Picking Out a Frame

Wood or metal? Classic or contemporary? Statement-making thick or barely there minimalist? There are a lot of choices when picking out a picture frame, not to mention choosing a mat and deciding whether you want glare-free or just regular glass. My wife and I face this decision now and again when we decide to frame something important – a new photo of our children or a piece of art we’ve found.

Frames matter. Here’s another angle to framing. It’s about how conversations get framed, especially conversations about communities and organizations, the places where we live, organizations where we work.

Perhaps a visit to fictitious Midville can illustrate the point. Think of Midville as an average community. It could be a town or a neighborhood. Its residents are good folks – folks who care about where they live.

When they gather at the corner coffee shop, the beauty parlor, at their kids’ soccer games or even virtually in the online discussion board, midvillebabble.com, they talk about what’s going on in the community. Each of these discussions is framed in a specific way that sets the parameters and points toward a specific direction.

David Cooperrider, a professor of organizational behavior at Case Western Reserve University, noted that people and organizations move in the direction of their conversations, and the way in which those conversations get framed help to determine what that direction will be.

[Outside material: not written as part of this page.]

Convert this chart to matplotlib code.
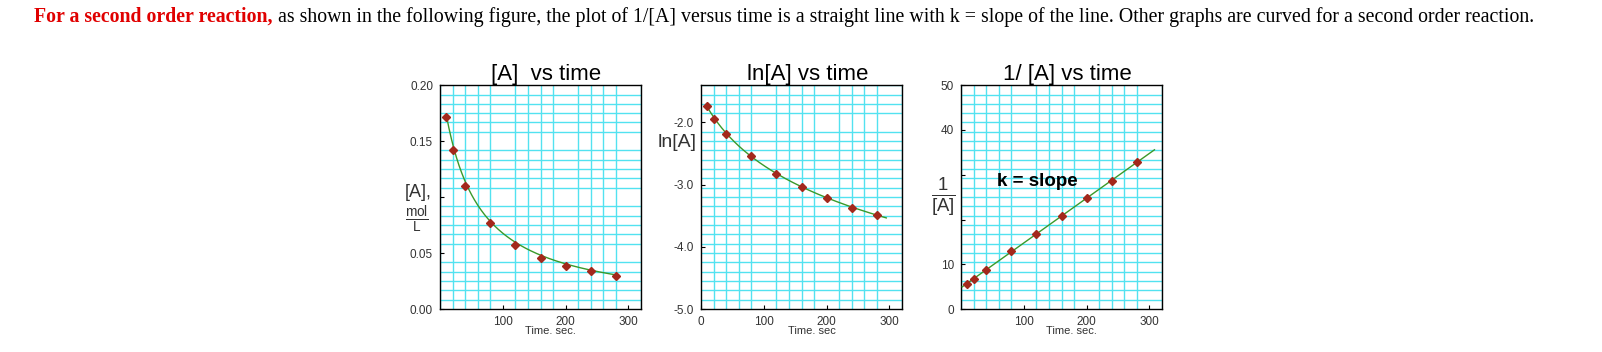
import numpy as np
import matplotlib
matplotlib.use("Agg")
import matplotlib.pyplot as plt

plt.rcParams["font.family"] = ["Liberation Sans", "DejaVu Sans"]
plt.rcParams["mathtext.fontset"] = "custom"
plt.rcParams["mathtext.rm"] = "Liberation Sans"

# values
time_s = [10, 20, 40, 80, 120, 160, 200, 240, 280]
conc = [0.172, 0.142, 0.110, 0.0765, 0.057, 0.046, 0.0384, 0.034, 0.0298]
ln_conc = [-1.74, -1.95, -2.18, -2.54, -2.83, -3.03, -3.22, -3.37, -3.49]
inv_conc = [5.7, 6.8, 8.8, 12.9, 16.7, 20.7, 24.7, 28.7, 32.9]

titles = ["[A]  vs time", "ln[A] vs time", "1/ [A] vs time"]
xlabels = ["Time. sec.", "Time. sec", "Time. sec."]
xticks = [[100, 200, 300], [0, 100, 200, 300], [100, 200, 300]]
yticks = [[0.0, 0.05, 0.10, 0.15, 0.20], [-5.0, -4.0, -3.0, -2.0], [0, 10, 20, 30, 40, 50]]
yticklabels = [["0.00", "0.05", "", "0.15", "0.20"], ["-5.0", "-4.0", "-3.0", "-2.0"],
               ["0", "10", "", "", "40", "50"]]
ylims = [(0.0, 0.20), (-5.0, -1.4), (0, 50)]
curve_spans = [(10, 280), (10, 295), (2, 308)]

GRID = "#52e2f0"
LINE = "#3a9a2a"
MARK = "#a3281c"

fig = plt.figure(figsize=(16.02, 3.52), dpi=100)
lefts = [440 / 1602, 701 / 1602, 961 / 1602]
axes = [fig.add_axes([l, 0.122, 201 / 1602, 0.636]) for l in lefts]

# second-order fit: 1/[A] = a + b t
b, a = np.polyfit(time_s, inv_conc, 1)

series = [conc, ln_conc, inv_conc]
for i, ax in enumerate(axes):
    t = np.linspace(*curve_spans[i], 200)
    fit = a + b * t
    curve = [1.0 / fit, np.log(1.0 / fit), fit][i]
    ax.plot(t, curve, color=LINE, lw=1.0, zorder=3)
    ax.plot(time_s, series[i], ls="none", marker="D", ms=3.6, color=MARK, zorder=4)

    ax.set_xlim(0, 320)
    ax.set_ylim(*ylims[i])
    ax.set_xticks(xticks[i])
    ax.set_yticks(yticks[i])
    ax.set_yticklabels(yticklabels[i])
    ax.set_xticks(np.linspace(0, 320, 17), minor=True)
    ax.set_yticks(np.linspace(*ylims[i], 25), minor=True)
    ax.grid(which="minor", color=GRID, lw=1.0)
    ax.grid(which="major", visible=False)
    ax.set_axisbelow(True)
    ax.tick_params(which="major", direction="in", length=3, labelsize=8.5,
                   labelcolor="#333333", pad=5)
    ax.tick_params(which="minor", length=0)
    for s in ax.spines.values():
        s.set_linewidth(1.0)
    ax.set_title(titles[i], fontsize=16, pad=4, x=0.53)
    ax.set_xlabel(xlabels[i], fontsize=8, color="#333333", labelpad=-1)
    ax.xaxis.set_label_coords(0.55, -0.075)

# axis labels written where the tick labels would be
axes[0].text(-0.04, 0.52, "[A],", transform=axes[0].transAxes, fontsize=13,
             ha="right", va="center", color="#333333")
axes[0].text(-0.115, 0.40, r"$\frac{\mathrm{mol}}{\mathrm{L}}$", transform=axes[0].transAxes,
             fontsize=14, ha="center", va="center", color="#333333")
axes[1].text(-0.02, 0.745, "ln[A]", transform=axes[1].transAxes, fontsize=14,
             ha="right", va="center", color="#333333")
axes[2].text(-0.09, 0.50, r"$\frac{1}{[\mathrm{A}]}$", transform=axes[2].transAxes,
             fontsize=19, ha="center", va="center", color="#333333")
axes[2].text(0.18, 0.57, "k = slope", transform=axes[2].transAxes, fontsize=13.5,
             fontweight="bold", ha="left", va="center")

# header sentence
red = fig.text(34 / 1602, 1 - 17 / 352, "For a second order reaction,", color="#e00000",
               fontweight="bold", fontsize=14.3, family="Liberation Serif", va="center")
fig.canvas.draw()
x_end = red.get_window_extent(fig.canvas.get_renderer()).x1
fig.text((x_end + 5) / 1602, 1 - 17 / 352,
         "as shown in the following figure, the plot of 1/[A] versus time is a straight line "
         "with k = slope of the line. Other graphs are curved for a second order reaction.",
         fontsize=14.3, family="Liberation Serif", va="center")

fig.savefig("out.png", dpi=100)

Cooperrider developed something he called “appreciative inquiry” or AI. He defines AI as, “the cooperative search for the best in people, their organizations, and the world around them.”

I don’t know what conversations are like in your community, but in Midville, they are not always focused on the best of the world around them. It’s not their fault, really; most people are programmed to focus on the problems, to diagnose what’s wrong so that it can be fixed. Morning conversations around the corner table in the Midville Café are often about lazy kids, backdoor political deals and good-paying factory jobs that no longer exist. Conversations about problems. 

Cooperrider’s work isn’t based on some Pollyanna, head-in-the-sand notion of ignoring problems. It is based on the science of human and organizational behavior. The idea is that instead of focusing on negation, criticism and spiraling diagnosis, we can turn our attention toward discovery, dreaming and designing together. This is especially powerful when it comes to communities. When we come together – whether as an informal group of residents or at the invitation of some elected official or community group – the way in which the conversation gets framed makes a difference. And framing a discussion to facilitate discovery, dreaming and designing the future usually leads us to a good place.

Let’s take another peek at Midville. Some of the shopkeepers are concerned about teenagers loitering outside their stores, intimidating customers and being an overall nuisance. So, they call a meeting with the mayor and the police department to make sure someone does something about this problem. You can probably anticipate the direction that conversation is likely to take. 

Advocates of AI say that a much more positive outcome could result from a conversation framed differently, perhaps like this:  

Imagine Midville as a place where shoppers consistently have a good shopping experience and our young people have a safe place to hang out and socialize. What would that look like?

According to AI, when you frame a discussion like this and engage a cross section of people – shopkeepers, customers, youth, along with the police and the mayor’s office – in answering the question, you will get a very different outcome, one that results in creative solutions and new ideas that no single person had before entering the room.

Powerful discussions begin with “what if,” “how,” “why” and, my favorite, “imagine.” Less-powerful discussions usually start with words like “who,” “when” and “where.” When framing discussions for community conversations, one additional piece of advice is to make sure the question being asked is one to which the answer is not already known. If it is, there’s no need for any inquiry

When we go to the trouble and expense of framing something for our home, it’s usually because the object being framed is important to us; it has value. The same is true for our communities. Most of us value the place where we live. When we have conversations about our communities and our organizations, we should give some thought to picking out the right frame.